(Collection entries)
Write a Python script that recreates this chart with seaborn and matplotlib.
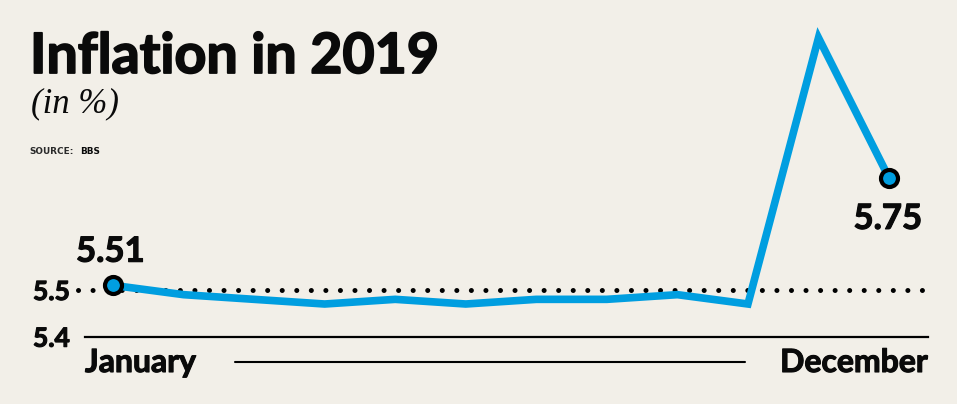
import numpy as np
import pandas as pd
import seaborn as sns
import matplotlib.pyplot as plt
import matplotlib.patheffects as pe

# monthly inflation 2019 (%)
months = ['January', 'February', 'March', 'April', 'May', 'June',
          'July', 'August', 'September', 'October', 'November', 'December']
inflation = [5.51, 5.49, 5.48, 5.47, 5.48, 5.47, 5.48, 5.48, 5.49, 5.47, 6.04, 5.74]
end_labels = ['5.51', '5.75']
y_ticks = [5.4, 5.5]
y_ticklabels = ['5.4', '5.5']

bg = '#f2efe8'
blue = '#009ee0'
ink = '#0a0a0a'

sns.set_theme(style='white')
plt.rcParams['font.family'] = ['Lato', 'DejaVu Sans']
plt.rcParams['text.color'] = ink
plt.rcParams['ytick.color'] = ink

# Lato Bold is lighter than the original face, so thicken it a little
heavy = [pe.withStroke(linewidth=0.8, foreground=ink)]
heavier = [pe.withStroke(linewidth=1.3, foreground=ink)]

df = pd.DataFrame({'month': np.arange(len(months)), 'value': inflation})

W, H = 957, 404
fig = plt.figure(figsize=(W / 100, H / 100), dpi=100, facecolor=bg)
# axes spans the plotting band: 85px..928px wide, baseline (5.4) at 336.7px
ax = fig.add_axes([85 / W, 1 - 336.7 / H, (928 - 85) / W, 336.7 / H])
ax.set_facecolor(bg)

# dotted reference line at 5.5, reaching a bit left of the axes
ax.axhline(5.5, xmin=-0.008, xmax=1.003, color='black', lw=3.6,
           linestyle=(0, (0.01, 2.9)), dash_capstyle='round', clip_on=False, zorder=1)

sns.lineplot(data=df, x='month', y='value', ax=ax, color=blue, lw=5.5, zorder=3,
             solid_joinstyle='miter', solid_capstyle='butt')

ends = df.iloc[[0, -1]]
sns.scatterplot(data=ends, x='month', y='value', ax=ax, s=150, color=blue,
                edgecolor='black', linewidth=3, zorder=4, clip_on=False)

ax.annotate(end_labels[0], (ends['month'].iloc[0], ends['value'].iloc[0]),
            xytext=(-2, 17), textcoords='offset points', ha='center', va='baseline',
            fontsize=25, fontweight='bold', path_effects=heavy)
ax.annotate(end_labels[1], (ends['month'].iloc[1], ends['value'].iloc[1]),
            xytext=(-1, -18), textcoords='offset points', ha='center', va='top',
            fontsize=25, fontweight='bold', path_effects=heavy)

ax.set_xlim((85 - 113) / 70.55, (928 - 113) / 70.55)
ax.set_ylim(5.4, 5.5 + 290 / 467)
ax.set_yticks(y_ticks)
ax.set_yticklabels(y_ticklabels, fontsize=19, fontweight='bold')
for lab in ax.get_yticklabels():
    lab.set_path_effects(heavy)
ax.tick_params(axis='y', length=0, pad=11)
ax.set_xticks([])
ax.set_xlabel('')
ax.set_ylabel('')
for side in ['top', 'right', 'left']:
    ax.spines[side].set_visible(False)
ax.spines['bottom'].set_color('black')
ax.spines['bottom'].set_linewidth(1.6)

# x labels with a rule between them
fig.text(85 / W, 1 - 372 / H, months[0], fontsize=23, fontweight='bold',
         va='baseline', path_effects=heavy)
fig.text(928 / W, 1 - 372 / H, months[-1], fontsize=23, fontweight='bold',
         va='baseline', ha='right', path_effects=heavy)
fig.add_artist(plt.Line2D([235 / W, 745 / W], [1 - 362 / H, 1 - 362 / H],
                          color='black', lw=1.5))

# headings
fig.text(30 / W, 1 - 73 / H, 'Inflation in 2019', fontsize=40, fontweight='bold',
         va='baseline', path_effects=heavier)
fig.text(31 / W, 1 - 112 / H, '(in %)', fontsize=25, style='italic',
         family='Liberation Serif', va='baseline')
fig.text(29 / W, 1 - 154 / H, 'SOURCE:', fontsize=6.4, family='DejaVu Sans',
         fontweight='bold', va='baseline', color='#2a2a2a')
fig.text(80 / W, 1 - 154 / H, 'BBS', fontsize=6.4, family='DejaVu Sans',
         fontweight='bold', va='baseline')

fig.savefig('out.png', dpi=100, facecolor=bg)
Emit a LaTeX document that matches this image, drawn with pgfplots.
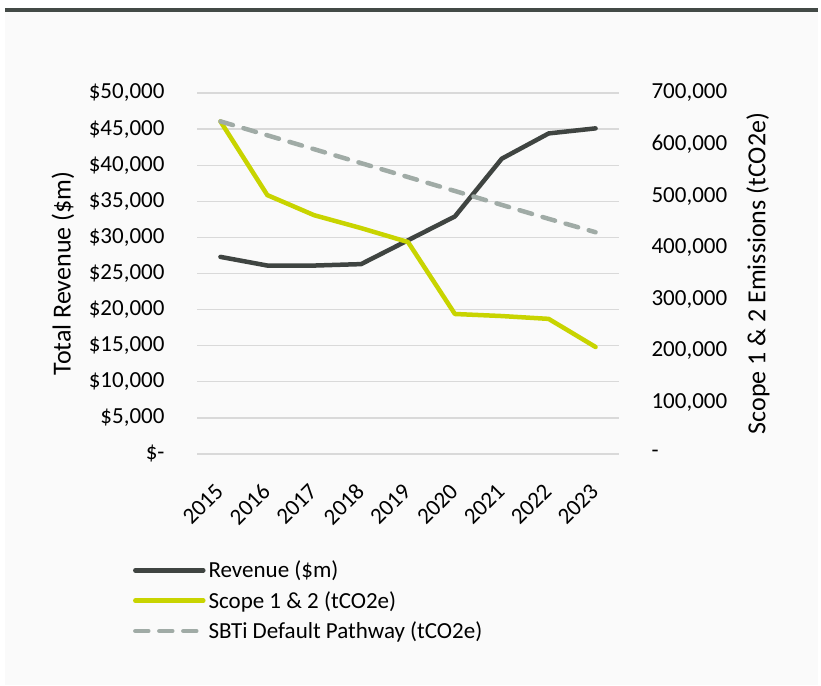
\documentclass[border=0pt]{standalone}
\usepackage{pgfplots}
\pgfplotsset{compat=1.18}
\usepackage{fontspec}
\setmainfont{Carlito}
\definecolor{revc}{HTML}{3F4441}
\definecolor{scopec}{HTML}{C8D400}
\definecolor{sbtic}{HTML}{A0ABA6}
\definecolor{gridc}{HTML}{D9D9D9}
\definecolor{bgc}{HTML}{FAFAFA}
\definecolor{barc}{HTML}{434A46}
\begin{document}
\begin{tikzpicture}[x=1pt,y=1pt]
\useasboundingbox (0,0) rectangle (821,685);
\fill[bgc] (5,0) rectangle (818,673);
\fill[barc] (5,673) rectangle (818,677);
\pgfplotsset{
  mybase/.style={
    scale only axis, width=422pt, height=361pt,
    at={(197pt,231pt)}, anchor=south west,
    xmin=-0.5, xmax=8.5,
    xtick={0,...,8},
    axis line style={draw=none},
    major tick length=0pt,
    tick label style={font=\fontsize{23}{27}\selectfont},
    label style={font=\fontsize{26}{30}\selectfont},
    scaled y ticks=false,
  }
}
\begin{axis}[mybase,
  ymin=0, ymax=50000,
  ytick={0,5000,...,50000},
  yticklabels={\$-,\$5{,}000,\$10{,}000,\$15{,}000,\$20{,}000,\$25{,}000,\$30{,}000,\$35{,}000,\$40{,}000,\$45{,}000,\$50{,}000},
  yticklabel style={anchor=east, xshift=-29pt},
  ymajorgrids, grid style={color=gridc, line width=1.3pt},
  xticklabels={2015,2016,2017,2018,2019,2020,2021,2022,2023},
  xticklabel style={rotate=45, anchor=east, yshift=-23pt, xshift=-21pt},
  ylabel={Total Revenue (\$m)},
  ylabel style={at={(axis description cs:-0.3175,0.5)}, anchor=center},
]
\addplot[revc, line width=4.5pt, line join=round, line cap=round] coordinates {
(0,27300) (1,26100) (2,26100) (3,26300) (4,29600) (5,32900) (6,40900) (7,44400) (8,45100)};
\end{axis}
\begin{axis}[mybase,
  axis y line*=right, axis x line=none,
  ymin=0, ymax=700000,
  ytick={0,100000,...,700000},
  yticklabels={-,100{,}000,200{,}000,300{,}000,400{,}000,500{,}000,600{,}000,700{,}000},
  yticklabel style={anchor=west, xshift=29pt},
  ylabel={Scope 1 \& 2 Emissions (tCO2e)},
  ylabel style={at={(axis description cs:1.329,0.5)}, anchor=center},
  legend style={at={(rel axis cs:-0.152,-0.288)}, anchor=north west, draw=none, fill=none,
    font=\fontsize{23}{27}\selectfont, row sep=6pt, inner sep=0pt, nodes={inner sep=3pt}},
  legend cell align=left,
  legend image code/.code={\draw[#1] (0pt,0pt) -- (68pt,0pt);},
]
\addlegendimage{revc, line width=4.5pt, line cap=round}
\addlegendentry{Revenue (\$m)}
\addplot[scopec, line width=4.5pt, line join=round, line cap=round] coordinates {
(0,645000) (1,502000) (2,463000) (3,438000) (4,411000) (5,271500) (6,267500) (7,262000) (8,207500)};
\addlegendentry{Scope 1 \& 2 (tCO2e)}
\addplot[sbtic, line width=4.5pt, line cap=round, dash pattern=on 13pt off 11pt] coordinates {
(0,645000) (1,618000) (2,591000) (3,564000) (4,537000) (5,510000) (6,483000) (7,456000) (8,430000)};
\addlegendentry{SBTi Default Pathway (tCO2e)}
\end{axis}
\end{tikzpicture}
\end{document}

▸ **TASK**
Search the entries for the word "chart" and copy every line that has it.

▸ **WRITTEN ANSWER**
Write a Python script that recreates this chart with seaborn and matplotlib.

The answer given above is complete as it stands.